One thing at a time
Dr. Steven Yantis, a professor in the Department of Psychological and Brain Sciences at Johns Hopkins University, had this to say about using a mobile phone while driving:
“Directing attention to listening effectively ‘turns down the volume’ on input to the visual parts of the brain. The evidence we have right now strongly suggests that attention is strictly limited — a zero-sum game. When attention is deployed to say, talking on a mobile phone it necessarily extracts a cost on the visual task of driving.”
He’s talking about divided attention, or the way we try to multitask and pay attention to two things at once.

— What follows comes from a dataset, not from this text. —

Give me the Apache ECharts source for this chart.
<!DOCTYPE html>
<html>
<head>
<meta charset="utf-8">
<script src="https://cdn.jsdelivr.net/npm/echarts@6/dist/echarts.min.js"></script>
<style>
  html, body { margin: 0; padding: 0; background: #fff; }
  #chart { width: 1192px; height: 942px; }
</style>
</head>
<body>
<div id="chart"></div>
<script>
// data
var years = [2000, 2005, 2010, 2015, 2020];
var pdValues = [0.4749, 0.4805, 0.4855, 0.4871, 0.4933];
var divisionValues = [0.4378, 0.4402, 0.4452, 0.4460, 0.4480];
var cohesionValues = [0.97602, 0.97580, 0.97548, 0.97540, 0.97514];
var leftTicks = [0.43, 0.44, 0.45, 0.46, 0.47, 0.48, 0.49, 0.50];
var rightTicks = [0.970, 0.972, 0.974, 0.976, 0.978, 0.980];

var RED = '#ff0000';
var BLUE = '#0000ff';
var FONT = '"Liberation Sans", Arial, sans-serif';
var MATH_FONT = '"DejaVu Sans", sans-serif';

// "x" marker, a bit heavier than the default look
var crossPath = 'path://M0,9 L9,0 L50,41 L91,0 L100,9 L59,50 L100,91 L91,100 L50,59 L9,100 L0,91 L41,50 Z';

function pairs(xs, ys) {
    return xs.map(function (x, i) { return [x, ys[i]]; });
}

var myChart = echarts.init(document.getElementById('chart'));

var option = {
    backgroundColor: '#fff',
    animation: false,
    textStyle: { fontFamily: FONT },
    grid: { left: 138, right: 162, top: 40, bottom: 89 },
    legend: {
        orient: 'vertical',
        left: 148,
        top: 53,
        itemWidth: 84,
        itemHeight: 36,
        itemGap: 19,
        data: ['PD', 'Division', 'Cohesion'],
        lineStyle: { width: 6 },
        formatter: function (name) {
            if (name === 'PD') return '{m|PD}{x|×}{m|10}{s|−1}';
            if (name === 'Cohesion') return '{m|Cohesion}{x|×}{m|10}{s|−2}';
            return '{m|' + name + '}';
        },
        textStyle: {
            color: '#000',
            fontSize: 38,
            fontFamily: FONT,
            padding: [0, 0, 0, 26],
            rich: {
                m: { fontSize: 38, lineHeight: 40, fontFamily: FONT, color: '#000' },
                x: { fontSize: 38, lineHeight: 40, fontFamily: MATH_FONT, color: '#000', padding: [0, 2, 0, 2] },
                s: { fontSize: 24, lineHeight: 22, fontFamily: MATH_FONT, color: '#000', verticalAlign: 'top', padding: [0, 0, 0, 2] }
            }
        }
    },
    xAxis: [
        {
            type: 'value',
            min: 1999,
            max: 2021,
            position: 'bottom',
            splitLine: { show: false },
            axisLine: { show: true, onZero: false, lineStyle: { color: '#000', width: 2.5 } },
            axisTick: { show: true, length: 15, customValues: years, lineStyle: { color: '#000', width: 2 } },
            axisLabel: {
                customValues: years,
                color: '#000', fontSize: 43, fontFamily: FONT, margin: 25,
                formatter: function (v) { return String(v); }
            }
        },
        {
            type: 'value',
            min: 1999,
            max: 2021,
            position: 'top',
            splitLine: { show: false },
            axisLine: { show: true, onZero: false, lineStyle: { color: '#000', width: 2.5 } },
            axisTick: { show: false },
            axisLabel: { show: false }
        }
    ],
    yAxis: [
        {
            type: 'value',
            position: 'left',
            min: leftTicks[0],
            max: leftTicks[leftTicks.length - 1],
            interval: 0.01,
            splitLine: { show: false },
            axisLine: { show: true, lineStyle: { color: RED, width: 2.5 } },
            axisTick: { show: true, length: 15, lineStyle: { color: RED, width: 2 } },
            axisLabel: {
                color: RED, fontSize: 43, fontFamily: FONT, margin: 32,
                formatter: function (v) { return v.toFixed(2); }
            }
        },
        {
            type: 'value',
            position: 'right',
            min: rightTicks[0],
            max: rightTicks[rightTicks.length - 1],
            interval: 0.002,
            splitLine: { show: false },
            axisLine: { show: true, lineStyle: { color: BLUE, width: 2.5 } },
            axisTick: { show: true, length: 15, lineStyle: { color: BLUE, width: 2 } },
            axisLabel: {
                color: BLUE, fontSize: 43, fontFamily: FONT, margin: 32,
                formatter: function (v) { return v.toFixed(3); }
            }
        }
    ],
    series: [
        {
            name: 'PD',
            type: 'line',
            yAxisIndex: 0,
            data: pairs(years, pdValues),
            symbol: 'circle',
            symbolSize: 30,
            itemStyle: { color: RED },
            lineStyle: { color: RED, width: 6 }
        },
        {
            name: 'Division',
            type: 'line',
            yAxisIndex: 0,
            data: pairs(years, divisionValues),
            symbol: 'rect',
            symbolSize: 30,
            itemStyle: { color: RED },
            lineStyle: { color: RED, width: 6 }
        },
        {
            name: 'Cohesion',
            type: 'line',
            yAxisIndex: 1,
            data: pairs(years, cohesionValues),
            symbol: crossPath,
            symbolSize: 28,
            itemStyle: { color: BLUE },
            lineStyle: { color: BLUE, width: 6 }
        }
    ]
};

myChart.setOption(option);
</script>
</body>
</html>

In fact, psychologists tell us that we don’t do two things at once. We frame our thinking for one task then, to switch to another activity, we have to reframe our brain connections for the second task. This happens in fractions of seconds but still the processing power needed is exhausting your cognitive reserve. Frequent changes of focus can be mentally exhausting.
Two factors come into play:
- your ability to pay attention
- the brain’s processing requirements.
Your capacity for paying attention can be affected by
- the concentration needed to tune out/inhibit distractions
- dividing your attention across multiple things
- sustaining your attention on one thing for too long (being vigilant)
- Fatigue – if you’re tired, it’s harder to concentrate and pay attention.
- Getting older both reduces your ability to pay attention and increases your brain processing requirements. It takes more and more inhibition skill to tune out distractions and stay focused.